## [Raw data]

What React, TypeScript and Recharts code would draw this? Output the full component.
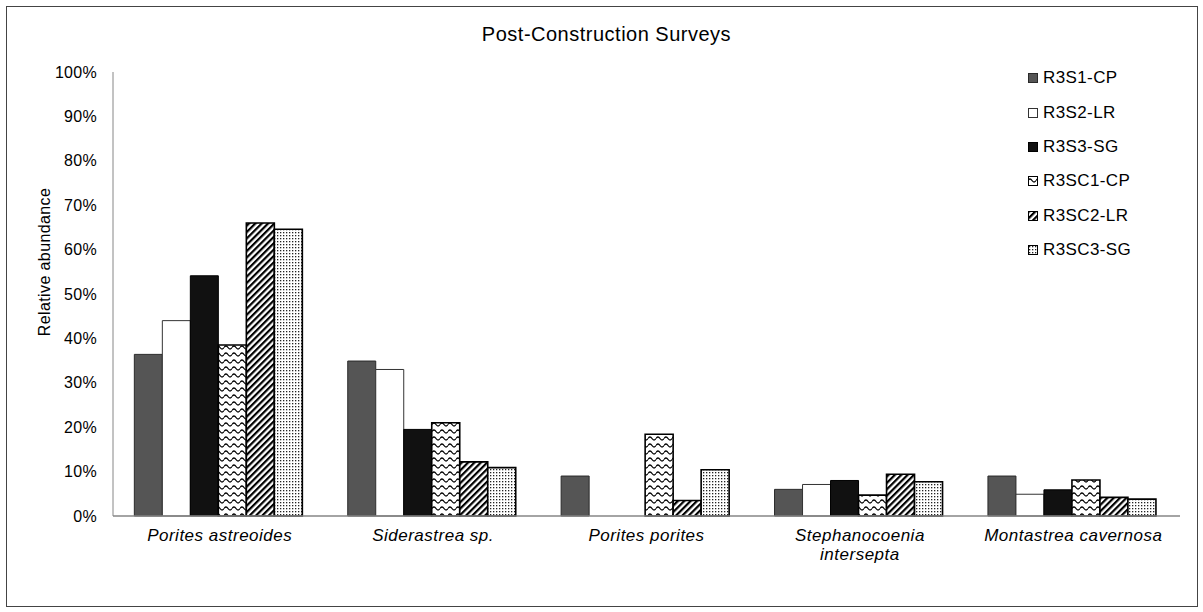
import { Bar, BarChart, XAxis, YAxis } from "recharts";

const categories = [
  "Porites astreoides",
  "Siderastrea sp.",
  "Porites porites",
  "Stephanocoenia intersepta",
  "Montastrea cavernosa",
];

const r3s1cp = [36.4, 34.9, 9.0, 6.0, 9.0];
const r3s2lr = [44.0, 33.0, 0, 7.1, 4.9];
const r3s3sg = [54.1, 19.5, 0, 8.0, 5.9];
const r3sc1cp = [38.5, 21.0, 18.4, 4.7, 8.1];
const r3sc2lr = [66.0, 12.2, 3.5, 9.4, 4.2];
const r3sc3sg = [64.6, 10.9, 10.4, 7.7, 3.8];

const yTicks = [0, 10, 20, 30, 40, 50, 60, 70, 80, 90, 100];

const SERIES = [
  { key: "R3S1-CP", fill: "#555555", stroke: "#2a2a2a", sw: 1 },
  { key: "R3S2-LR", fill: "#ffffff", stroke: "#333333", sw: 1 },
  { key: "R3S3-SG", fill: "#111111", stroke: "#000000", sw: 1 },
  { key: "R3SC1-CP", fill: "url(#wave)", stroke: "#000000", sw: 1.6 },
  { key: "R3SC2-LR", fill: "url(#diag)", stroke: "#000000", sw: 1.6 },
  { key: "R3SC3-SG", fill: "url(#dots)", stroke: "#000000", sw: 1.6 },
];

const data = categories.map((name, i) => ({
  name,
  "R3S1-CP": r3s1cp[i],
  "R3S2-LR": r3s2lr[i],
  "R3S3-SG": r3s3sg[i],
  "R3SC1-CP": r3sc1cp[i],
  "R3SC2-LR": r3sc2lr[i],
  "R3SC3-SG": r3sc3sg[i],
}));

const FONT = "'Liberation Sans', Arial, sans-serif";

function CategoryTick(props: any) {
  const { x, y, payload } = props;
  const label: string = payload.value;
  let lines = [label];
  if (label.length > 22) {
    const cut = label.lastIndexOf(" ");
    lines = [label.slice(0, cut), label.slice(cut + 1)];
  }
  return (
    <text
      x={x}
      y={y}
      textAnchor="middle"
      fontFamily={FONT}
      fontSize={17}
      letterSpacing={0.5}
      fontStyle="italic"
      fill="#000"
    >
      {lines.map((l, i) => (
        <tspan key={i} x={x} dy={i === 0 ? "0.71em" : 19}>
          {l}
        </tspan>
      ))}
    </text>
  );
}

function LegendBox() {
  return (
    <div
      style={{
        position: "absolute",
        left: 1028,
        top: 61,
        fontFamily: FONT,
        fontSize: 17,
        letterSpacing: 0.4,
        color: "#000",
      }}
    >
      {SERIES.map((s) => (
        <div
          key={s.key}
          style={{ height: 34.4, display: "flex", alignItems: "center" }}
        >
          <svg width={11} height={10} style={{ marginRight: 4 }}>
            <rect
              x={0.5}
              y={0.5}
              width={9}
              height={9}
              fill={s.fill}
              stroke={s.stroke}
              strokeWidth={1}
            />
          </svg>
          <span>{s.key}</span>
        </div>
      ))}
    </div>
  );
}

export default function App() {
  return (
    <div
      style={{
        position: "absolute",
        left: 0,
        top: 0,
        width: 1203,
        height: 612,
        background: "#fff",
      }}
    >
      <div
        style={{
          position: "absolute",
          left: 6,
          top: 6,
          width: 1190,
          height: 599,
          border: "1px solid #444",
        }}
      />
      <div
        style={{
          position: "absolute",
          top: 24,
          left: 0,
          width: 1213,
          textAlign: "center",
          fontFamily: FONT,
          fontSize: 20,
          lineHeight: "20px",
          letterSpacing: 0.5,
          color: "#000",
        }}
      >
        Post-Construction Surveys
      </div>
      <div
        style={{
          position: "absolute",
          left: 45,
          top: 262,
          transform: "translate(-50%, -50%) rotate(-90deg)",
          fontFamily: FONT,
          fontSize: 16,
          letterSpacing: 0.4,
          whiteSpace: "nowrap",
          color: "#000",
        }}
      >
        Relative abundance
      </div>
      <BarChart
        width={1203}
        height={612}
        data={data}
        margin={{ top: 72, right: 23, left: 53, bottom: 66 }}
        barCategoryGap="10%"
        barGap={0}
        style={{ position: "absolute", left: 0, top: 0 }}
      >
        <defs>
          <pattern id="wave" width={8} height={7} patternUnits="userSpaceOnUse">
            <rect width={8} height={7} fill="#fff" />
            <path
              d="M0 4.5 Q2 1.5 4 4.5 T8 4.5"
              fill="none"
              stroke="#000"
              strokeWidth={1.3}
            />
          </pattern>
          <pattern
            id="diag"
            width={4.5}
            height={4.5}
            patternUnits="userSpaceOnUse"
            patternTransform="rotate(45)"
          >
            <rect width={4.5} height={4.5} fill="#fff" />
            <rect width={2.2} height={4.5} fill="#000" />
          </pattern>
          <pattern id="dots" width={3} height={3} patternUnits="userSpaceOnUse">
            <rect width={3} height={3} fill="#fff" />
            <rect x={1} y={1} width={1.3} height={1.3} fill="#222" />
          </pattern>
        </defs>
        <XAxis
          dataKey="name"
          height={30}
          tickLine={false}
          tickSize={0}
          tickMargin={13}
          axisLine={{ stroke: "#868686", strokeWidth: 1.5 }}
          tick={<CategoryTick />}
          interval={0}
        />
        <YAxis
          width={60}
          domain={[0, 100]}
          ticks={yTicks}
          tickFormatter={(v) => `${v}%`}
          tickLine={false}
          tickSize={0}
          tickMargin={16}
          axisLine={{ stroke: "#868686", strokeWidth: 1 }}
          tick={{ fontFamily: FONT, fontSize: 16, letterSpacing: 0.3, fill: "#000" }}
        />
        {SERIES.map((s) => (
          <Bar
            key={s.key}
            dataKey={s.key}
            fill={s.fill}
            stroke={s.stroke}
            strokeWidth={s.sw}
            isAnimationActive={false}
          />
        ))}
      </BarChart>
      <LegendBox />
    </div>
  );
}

## [Task]
Reproduce all of the material above word for word. Omit the pictures.

## [Correct result]
What React, TypeScript and Recharts code would draw this? Output the full component.
import { Bar, BarChart, XAxis, YAxis } from "recharts";

const categories = [
  "Porites astreoides",
  "Siderastrea sp.",
  "Porites porites",
  "Stephanocoenia intersepta",
  "Montastrea cavernosa",
];

const r3s1cp = [36.4, 34.9, 9.0, 6.0, 9.0];
const r3s2lr = [44.0, 33.0, 0, 7.1, 4.9];
const r3s3sg = [54.1, 19.5, 0, 8.0, 5.9];
const r3sc1cp = [38.5, 21.0, 18.4, 4.7, 8.1];
const r3sc2lr = [66.0, 12.2, 3.5, 9.4, 4.2];
const r3sc3sg = [64.6, 10.9, 10.4, 7.7, 3.8];

const yTicks = [0, 10, 20, 30, 40, 50, 60, 70, 80, 90, 100];

const SERIES = [
  { key: "R3S1-CP", fill: "#555555", stroke: "#2a2a2a", sw: 1 },
  { key: "R3S2-LR", fill: "#ffffff", stroke: "#333333", sw: 1 },
  { key: "R3S3-SG", fill: "#111111", stroke: "#000000", sw: 1 },
  { key: "R3SC1-CP", fill: "url(#wave)", stroke: "#000000", sw: 1.6 },
  { key: "R3SC2-LR", fill: "url(#diag)", stroke: "#000000", sw: 1.6 },
  { key: "R3SC3-SG", fill: "url(#dots)", stroke: "#000000", sw: 1.6 },
];

const data = categories.map((name, i) => ({
  name,
  "R3S1-CP": r3s1cp[i],
  "R3S2-LR": r3s2lr[i],
  "R3S3-SG": r3s3sg[i],
  "R3SC1-CP": r3sc1cp[i],
  "R3SC2-LR": r3sc2lr[i],
  "R3SC3-SG": r3sc3sg[i],
}));

const FONT = "'Liberation Sans', Arial, sans-serif";

function CategoryTick(props: any) {
  const { x, y, payload } = props;
  const label: string = payload.value;
  let lines = [label];
  if (label.length > 22) {
    const cut = label.lastIndexOf(" ");
    lines = [label.slice(0, cut), label.slice(cut + 1)];
  }
  return (
    <text
      x={x}
      y={y}
      textAnchor="middle"
      fontFamily={FONT}
      fontSize={17}
      letterSpacing={0.5}
      fontStyle="italic"
      fill="#000"
    >
      {lines.map((l, i) => (
        <tspan key={i} x={x} dy={i === 0 ? "0.71em" : 19}>
          {l}
        </tspan>
      ))}
    </text>
  );
}

function LegendBox() {
  return (
    <div
      style={{
        position: "absolute",
        left: 1028,
        top: 61,
        fontFamily: FONT,
        fontSize: 17,
        letterSpacing: 0.4,
        color: "#000",
      }}
    >
      {SERIES.map((s) => (
        <div
          key={s.key}
          style={{ height: 34.4, display: "flex", alignItems: "center" }}
        >
          <svg width={11} height={10} style={{ marginRight: 4 }}>
            <rect
              x={0.5}
              y={0.5}
              width={9}
              height={9}
              fill={s.fill}
              stroke={s.stroke}
              strokeWidth={1}
            />
          </svg>
          <span>{s.key}</span>
        </div>
      ))}
    </div>
  );
}

export default function App() {
  return (
    <div
      style={{
        position: "absolute",
        left: 0,
        top: 0,
        width: 1203,
        height: 612,
        background: "#fff",
      }}
    >
      <div
        style={{
          position: "absolute",
          left: 6,
          top: 6,
          width: 1190,
          height: 599,
          border: "1px solid #444",
        }}
      />
      <div
        style={{
          position: "absolute",
          top: 24,
          left: 0,
          width: 1213,
          textAlign: "center",
          fontFamily: FONT,
          fontSize: 20,
          lineHeight: "20px",
          letterSpacing: 0.5,
          color: "#000",
        }}
      >
        Post-Construction Surveys
      </div>
      <div
        style={{
          position: "absolute",
          left: 45,
          top: 262,
          transform: "translate(-50%, -50%) rotate(-90deg)",
          fontFamily: FONT,
          fontSize: 16,
          letterSpacing: 0.4,
          whiteSpace: "nowrap",
          color: "#000",
        }}
      >
        Relative abundance
      </div>
      <BarChart
        width={1203}
        height={612}
        data={data}
        margin={{ top: 72, right: 23, left: 53, bottom: 66 }}
        barCategoryGap="10%"
        barGap={0}
        style={{ position: "absolute", left: 0, top: 0 }}
      >
        <defs>
          <pattern id="wave" width={8} height={7} patternUnits="userSpaceOnUse">
            <rect width={8} height={7} fill="#fff" />
            <path
              d="M0 4.5 Q2 1.5 4 4.5 T8 4.5"
              fill="none"
              stroke="#000"
              strokeWidth={1.3}
            />
          </pattern>
          <pattern
            id="diag"
            width={4.5}
            height={4.5}
            patternUnits="userSpaceOnUse"
            patternTransform="rotate(45)"
          >
            <rect width={4.5} height={4.5} fill="#fff" />
            <rect width={2.2} height={4.5} fill="#000" />
          </pattern>
          <pattern id="dots" width={3} height={3} patternUnits="userSpaceOnUse">
            <rect width={3} height={3} fill="#fff" />
            <rect x={1} y={1} width={1.3} height={1.3} fill="#222" />
          </pattern>
        </defs>
        <XAxis
          dataKey="name"
          height={30}
          tickLine={false}
          tickSize={0}
          tickMargin={13}
          axisLine={{ stroke: "#868686", strokeWidth: 1.5 }}
          tick={<CategoryTick />}
          interval={0}
        />
        <YAxis
          width={60}
          domain={[0, 100]}
          ticks={yTicks}
          tickFormatter={(v) => `${v}%`}
          tickLine={false}
          tickSize={0}
          tickMargin={16}
          axisLine={{ stroke: "#868686", strokeWidth: 1 }}
          tick={{ fontFamily: FONT, fontSize: 16, letterSpacing: 0.3, fill: "#000" }}
        />
        {SERIES.map((s) => (
          <Bar
            key={s.key}
            dataKey={s.key}
            fill={s.fill}
            stroke={s.stroke}
            strokeWidth={s.sw}
            isAnimationActive={false}
          />
        ))}
      </BarChart>
      <LegendBox />
    </div>
  );
}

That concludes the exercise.